-- Begin --
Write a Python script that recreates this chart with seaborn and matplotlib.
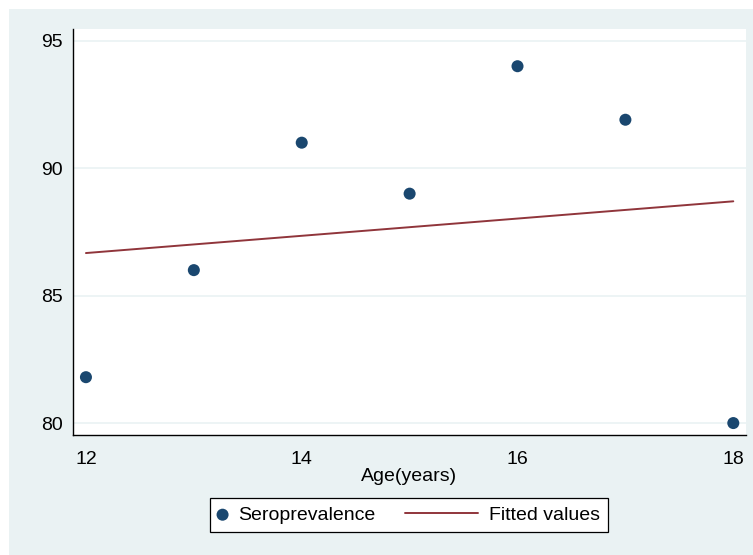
import numpy as np
import pandas as pd
import matplotlib
matplotlib.use("Agg")
import matplotlib.pyplot as plt
from matplotlib.patches import Rectangle
from matplotlib.legend_handler import HandlerLine2D
import seaborn as sns

# ── data ─────────────────────────────────────────────────────────────────────
age = [12, 13, 14, 15, 16, 17, 18]
seroprevalence = [81.8, 86.0, 91.0, 89.0, 94.0, 91.9, 80.0]
fit_age = [12, 18]
fitted_values = [86.67, 88.70]
x_ticks = [12, 14, 16, 18]
y_ticks = [80, 85, 90, 95]

df = pd.DataFrame({"age": age, "sero": seroprevalence})
fit = pd.DataFrame({"age": fit_age, "fitted": fitted_values})

sns.set_theme(style="white")
plt.rcParams["font.family"] = ["Liberation Sans", "DejaVu Sans"]
plt.rcParams["text.color"] = "black"
plt.rcParams["axes.labelcolor"] = "black"

navy = "#1A476F"
maroon = "#90353B"
bg = "#EAF2F3"
fs = 14


class LongLine(HandlerLine2D):
    # legend key line longer than the (tiny) handle box, extending to the left
    def get_xdata(self, legend, xdescent, ydescent, width, height, fontsize):
        x = np.array([-xdescent + width - 52.0, -xdescent + width])
        return x, x


fig = plt.figure(figsize=(7.53, 5.55), dpi=100, facecolor="white")
fig.patches.append(Rectangle((9 / 753, 0), 1, 1 - 9 / 555, transform=fig.transFigure,
                             facecolor=bg, edgecolor="none", zorder=-10))
ax = fig.add_axes([73 / 753, 1 - 435.3 / 555, (745.7 - 73) / 753, (435.3 - 29) / 555])
ax.set_facecolor("white")

sns.scatterplot(data=df, x="age", y="sero", ax=ax, color=navy, s=75,
                edgecolor="none", label="Seroprevalence", zorder=3)
sns.lineplot(data=fit, x="age", y="fitted", ax=ax, color=maroon, linewidth=1.4,
             label="Fitted values", zorder=2)

ax.set_xlim(11.88, 18.115)
ax.set_ylim(79.52, 95.46)
ax.set_xticks(x_ticks)
ax.set_yticks(y_ticks)
for y in y_ticks:
    ax.axhline(y, color=bg, linewidth=1.2, zorder=0)

for side in ["top", "right"]:
    ax.spines[side].set_visible(False)
for side in ["left", "bottom"]:
    ax.spines[side].set_color("black")
    ax.spines[side].set_linewidth(1.0)

ax.tick_params(axis="both", which="major", direction="out", length=5.5, width=0.9,
               color="#444444", labelsize=fs, labelcolor="black")
ax.tick_params(axis="y", pad=2)
ax.tick_params(axis="x", pad=5.5)
ax.set_xlabel("Age(years)", fontsize=fs, labelpad=0, color="black")
ax.set_ylabel("")

handles, labels = ax.get_legend_handles_labels()
line_handle = handles[1]
if ax.get_legend():
    ax.get_legend().remove()
leg = ax.legend(handles, labels, loc="center", bbox_to_anchor=(409.3 / 753, 1 - 515 / 555),
                bbox_transform=fig.transFigure, ncol=2, frameon=True, fancybox=False,
                fontsize=fs, borderpad=0.41, handlelength=0.44, columnspacing=4.8,
                handletextpad=0.6, borderaxespad=0, labelcolor="black",
                handler_map={line_handle: LongLine()})
leg.get_frame().set_edgecolor("black")
leg.get_frame().set_linewidth(0.9)
leg.get_frame().set_facecolor("white")
leg.get_frame().set_alpha(1)

fig.savefig("out.png", dpi=100, facecolor=fig.get_facecolor())
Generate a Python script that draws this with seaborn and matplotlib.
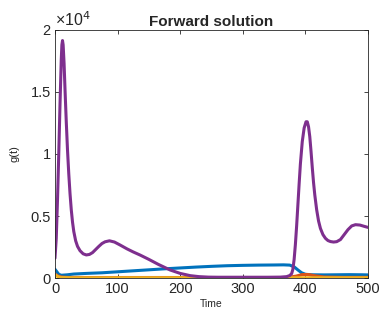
import numpy as np
import pandas as pd
import seaborn as sns
import matplotlib
matplotlib.use("Agg")
import matplotlib.pyplot as plt
from matplotlib.ticker import FuncFormatter, FixedLocator

# ---- data ----
t_purple = [0, 2, 4, 6, 8, 10, 11, 12, 13, 14.5, 16, 18, 20, 22, 24, 26, 28, 30, 33, 36,
            40, 45, 50, 55, 60, 65, 70, 75, 80, 87, 95, 104, 115, 125, 136, 150, 165,
            184, 200, 216, 230, 245, 260, 280, 300, 320, 340, 360, 370, 375, 378, 380,
            382, 384, 386, 388, 390, 392, 395, 398, 401, 403, 405, 407, 409, 411, 413,
            415, 418, 421, 424, 428, 432, 436, 440, 445, 450, 456, 462, 468, 474, 480,
            487, 493, 500]
g_purple = [1600, 3200, 6300, 10000, 14000, 17600, 18800, 19150, 18800, 17300, 15200,
            12600, 10300, 8400, 6800, 5500, 4500, 3750, 3000, 2550, 2200, 1950, 1860,
            1900, 2050, 2300, 2550, 2780, 2920, 3000, 2900, 2660, 2350, 2100, 1850, 1500,
            1100, 645, 370, 190, 110, 70, 60, 60, 60, 60, 60, 70, 110, 200, 350, 700,
            1500, 2700, 4200, 5900, 7600, 9200, 11000, 12100, 12600, 12600, 12200, 11400,
            10200, 8900, 7700, 6700, 5500, 4600, 4000, 3500, 3200, 3020, 2940, 2900,
            2930, 3100, 3500, 3900, 4200, 4300, 4270, 4180, 4080]

t_blue = [0, 3, 6, 10, 20, 30, 50, 75, 100, 125, 150, 175, 200, 225, 250, 275, 300,
          325, 350, 365, 375, 382, 388, 394, 400, 410, 430, 450, 470, 490, 500]
g_blue = [700, 500, 300, 220, 260, 320, 370, 420, 500, 580, 660, 740, 810, 880, 940,
          990, 1020, 1040, 1050, 1060, 1040, 900, 650, 420, 300, 260, 250, 260, 270,
          260, 250]

t_red = [0, 5, 10, 20, 50, 100, 200, 300, 370, 385, 395, 405, 415, 430, 460, 500]
g_red = [300, 150, 80, 50, 40, 40, 40, 40, 40, 150, 280, 280, 180, 80, 50, 50]

t_yellow = [0, 5, 10, 30, 100, 200, 300, 400, 500]
g_yellow = [250, 100, 40, 20, 20, 20, 20, 20, 20]

x_ticks = [0, 100, 200, 300, 400, 500]
y_ticks = [0, 5000, 10000, 15000, 20000]

colors = {"blue": (0, 0.447, 0.741), "red": (0.85, 0.325, 0.098),
          "yellow": (0.929, 0.694, 0.125), "purple": (0.494, 0.184, 0.556)}

sns.set_style("white")
plt.rcParams['font.family'] = ['Liberation Sans', 'DejaVu Sans']

fig = plt.figure(figsize=(3.79, 3.21), dpi=100)
ax = fig.add_axes([55/379, 1 - 278/321, (368-55)/379, (278-30)/321])

series = [("blue", t_blue, g_blue), ("red", t_red, g_red),
          ("yellow", t_yellow, g_yellow), ("purple", t_purple, g_purple)]
for name, tt, gg in series:
    df = pd.DataFrame({"Time": tt, "g": gg})
    sns.lineplot(data=df, x="Time", y="g", ax=ax, color=colors[name],
                 linewidth=2.2, sort=True, estimator=None)

ax.set_xlim(0, 500)
ax.set_ylim(0, 20000)
ax.xaxis.set_major_locator(FixedLocator(x_ticks))
ax.yaxis.set_major_locator(FixedLocator(y_ticks))
ax.yaxis.set_major_formatter(FuncFormatter(lambda v, p: f"{v/1e4:g}"))
ax.tick_params(direction="in", length=3, width=0.6, colors=(0.15, 0.15, 0.15),
               labelsize=10.5, top=True, right=True, bottom=True, left=True, pad=3)
for s in ax.spines.values():
    s.set_visible(True)
    s.set_color((0.15, 0.15, 0.15))
    s.set_linewidth(0.6)

ax.set_xlabel("Time", fontsize=7.5, labelpad=2)
ax.set_ylabel("g(t)", fontsize=8, labelpad=8)
ax.set_title("Forward solution", fontsize=11, fontweight="bold", pad=3)
ax.text(0.0, 1.005, "×10$^{4}$", transform=ax.transAxes, fontsize=11.5,
        ha="left", va="bottom", color=(0.15, 0.15, 0.15))

fig.savefig("out.png", dpi=100)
-- End --
**Short exercise**: Drop the images and output only the lines from the one that contains "Generate a Python" to the one that contains "y_ticks = [0, 5000, 10000, 15000, 20000]", both included.

**Solution to this task**:
Generate a Python script that draws this with seaborn and matplotlib.
import numpy as np
import pandas as pd
import seaborn as sns
import matplotlib
matplotlib.use("Agg")
import matplotlib.pyplot as plt
from matplotlib.ticker import FuncFormatter, FixedLocator

# ---- data ----
t_purple = [0, 2, 4, 6, 8, 10, 11, 12, 13, 14.5, 16, 18, 20, 22, 24, 26, 28, 30, 33, 36,
            40, 45, 50, 55, 60, 65, 70, 75, 80, 87, 95, 104, 115, 125, 136, 150, 165,
            184, 200, 216, 230, 245, 260, 280, 300, 320, 340, 360, 370, 375, 378, 380,
            382, 384, 386, 388, 390, 392, 395, 398, 401, 403, 405, 407, 409, 411, 413,
            415, 418, 421, 424, 428, 432, 436, 440, 445, 450, 456, 462, 468, 474, 480,
            487, 493, 500]
g_purple = [1600, 3200, 6300, 10000, 14000, 17600, 18800, 19150, 18800, 17300, 15200,
            12600, 10300, 8400, 6800, 5500, 4500, 3750, 3000, 2550, 2200, 1950, 1860,
            1900, 2050, 2300, 2550, 2780, 2920, 3000, 2900, 2660, 2350, 2100, 1850, 1500,
            1100, 645, 370, 190, 110, 70, 60, 60, 60, 60, 60, 70, 110, 200, 350, 700,
            1500, 2700, 4200, 5900, 7600, 9200, 11000, 12100, 12600, 12600, 12200, 11400,
            10200, 8900, 7700, 6700, 5500, 4600, 4000, 3500, 3200, 3020, 2940, 2900,
            2930, 3100, 3500, 3900, 4200, 4300, 4270, 4180, 4080]

t_blue = [0, 3, 6, 10, 20, 30, 50, 75, 100, 125, 150, 175, 200, 225, 250, 275, 300,
          325, 350, 365, 375, 382, 388, 394, 400, 410, 430, 450, 470, 490, 500]
g_blue = [700, 500, 300, 220, 260, 320, 370, 420, 500, 580, 660, 740, 810, 880, 940,
          990, 1020, 1040, 1050, 1060, 1040, 900, 650, 420, 300, 260, 250, 260, 270,
          260, 250]

t_red = [0, 5, 10, 20, 50, 100, 200, 300, 370, 385, 395, 405, 415, 430, 460, 500]
g_red = [300, 150, 80, 50, 40, 40, 40, 40, 40, 150, 280, 280, 180, 80, 50, 50]

t_yellow = [0, 5, 10, 30, 100, 200, 300, 400, 500]
g_yellow = [250, 100, 40, 20, 20, 20, 20, 20, 20]

x_ticks = [0, 100, 200, 300, 400, 500]
y_ticks = [0, 5000, 10000, 15000, 20000]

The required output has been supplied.